Pindah Rumah
Senin, Januari 16, 2012
Di blog ini saya pernah menulis tentang bagaimana saya mencari cinta. Lalu setelah saya menemukan cinta, saya menulis apa yang terjadi setelah itu. Dan sekarang saya akan menulis bagaimana setelah saya kehilangan cinta itu.
Ibu saya bilang bahwa putus cinta bukanlah peristiwa yang memalukan. Itu sebuah proses untuk menemukan siapa dirimu dan siapa orang yang bersamamu. Itu adalah salah satu pengalaman berharga dalam hidupmu. Kabar baiknya, putus cinta adalah jalan yang harus kau lalui untuk bertemu dengan "soulmate"-mu yang sebenarnya.
Tadi sahabat saya Alvidah meminjamkan buku terbaru dari Raditya Dika yang berjudul Manusia Setengah Salmon. Dengar-dengar ini adalah kitab suci para galauers yang sedang pindah hubungan (bahasa elegan untuk putus cinta ). Dan sebagai orang yang baru saja putus cinta, saya dengan senang hati membacanya. Inilah satu contoh bahwa efek putus cinta dapat membuat saya yang sebelumnya tengah membaca novel peraih nobel sastra karangan Gabriel Garcia Marquez yang berjudul 100 Tahun Kesunyian berganti dengan Manusia Setengah Salmon-nya Raditya Dika yang kocak, menghibur, dan nancep. Betapa hebatnya putus cinta!

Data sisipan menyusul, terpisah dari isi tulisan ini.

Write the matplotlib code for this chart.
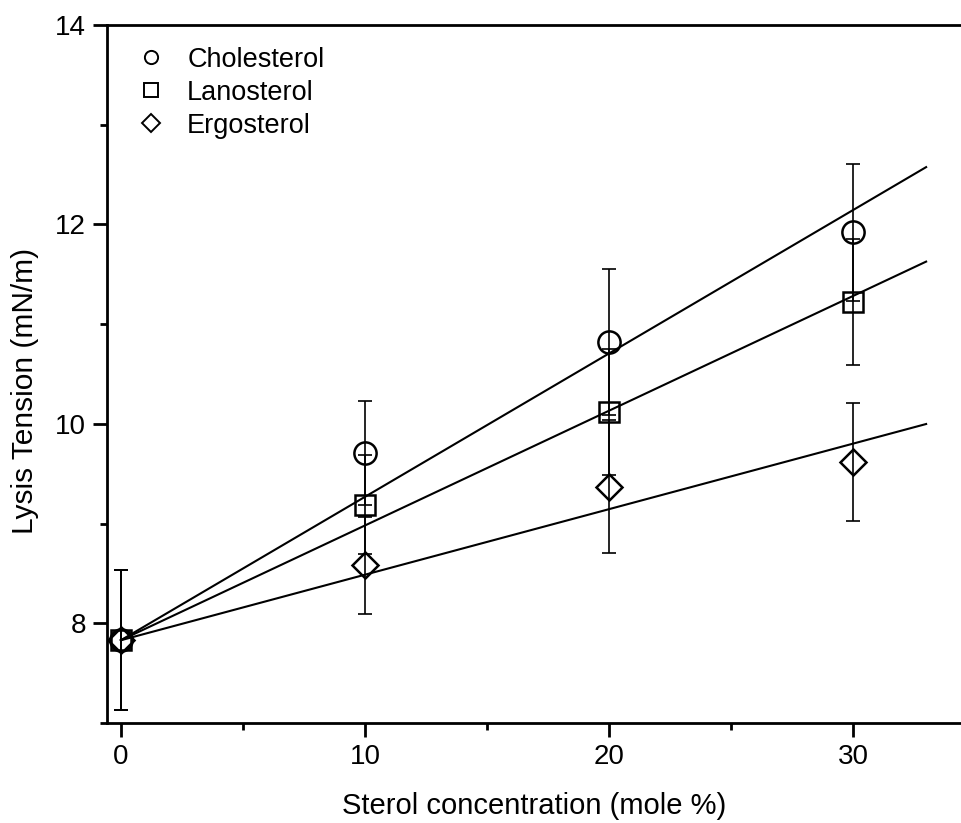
import matplotlib.pyplot as plt
import numpy as np
from matplotlib.lines import Line2D
from matplotlib.ticker import MultipleLocator

plt.rcParams['font.family'] = ['Liberation Sans', 'DejaVu Sans']

conc = [0, 10, 20, 30]

chol = [7.83, 9.71, 10.82, 11.92]
chol_err = [0.70, 0.52, 0.73, 0.69]
lano = [7.83, 9.19, 10.12, 11.22]
lano_err = [0.70, 0.50, 0.63, 0.63]
ergo = [7.83, 8.58, 9.37, 9.62]
ergo_err = [0.70, 0.49, 0.67, 0.59]

names = ['Cholesterol', 'Lanosterol', 'Ergosterol']
markers = ['o', 's', 'D']
msizes = [16, 14, 13.5]
fit_end = 33

fig = plt.figure(figsize=(9.62, 8.23), dpi=100)
ax = fig.add_axes([0.1112, 0.1215, 0.8888, 0.8481])

x = np.array(conc, dtype=float)
for y, err, mk, ms in zip([chol, lano, ergo], [chol_err, lano_err, ergo_err], markers, msizes):
    y = np.array(y)
    # linear fit with the intercept held at the 0 % value
    slope = np.sum(x * (y - y[0])) / np.sum(x * x)
    xf = np.array([0, fit_end])
    ax.plot(xf, y[0] + slope * xf, color='black', lw=1.5, zorder=2)
    ax.errorbar(x, y, yerr=err, fmt='none', ecolor='black', elinewidth=1.2,
                capsize=5, capthick=1.2, zorder=3)
    ax.plot(x, y, linestyle='none', marker=mk, ms=ms, mfc='none', mec='black',
            mew=1.8, zorder=4)

ax.set_xlim(-0.57, 34.47)
ax.set_ylim(7.0, 14.0)
ax.xaxis.set_major_locator(MultipleLocator(10))
ax.xaxis.set_minor_locator(MultipleLocator(5))
ax.yaxis.set_major_locator(MultipleLocator(2))
ax.yaxis.set_minor_locator(MultipleLocator(1))

ax.spines['right'].set_visible(False)
for s in ['left', 'bottom', 'top']:
    ax.spines[s].set_linewidth(2.0)
ax.tick_params(which='major', direction='out', length=10, width=2.0, labelsize=20, pad=5)
ax.tick_params(which='minor', direction='out', length=5, width=2.0)
ax.tick_params(top=False, which='both')

ax.set_xlabel('Sterol concentration (mole %)', fontsize=21, labelpad=16)
ax.set_ylabel('Lysis Tension (mN/m)', fontsize=21.5)
ax.yaxis.set_label_coords(-0.079, 0.476)

handles = [Line2D([], [], linestyle='none', marker=mk, ms=9.5, mfc='none', mec='black', mew=1.4)
           for mk in ['o', 's', 'D']]
ax.legend(handles, names, loc='upper left', bbox_to_anchor=(0.002, 1.004), frameon=False,
          fontsize=19.5, handletextpad=0.7, labelspacing=0.26, handlelength=1.3)

fig.savefig('out.png', dpi=100)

Menurut Raditya Dika putus cinta sejatinya adalah sebuah kepindahan. Bagaimana kita pindah dari satu hati, ke hati yang lain. Kadang kita rela untuk pindah, kadang kita dipaksa untuk pindah oleh orang yang kita sayang, kadang bahkan kita yang memaksa orang tersebut untuk pindah. Ujung-ujungnya sama: kita harus bisa maju, meninggalkan apa yang sudah menjadi ruang kosong. (hal.36)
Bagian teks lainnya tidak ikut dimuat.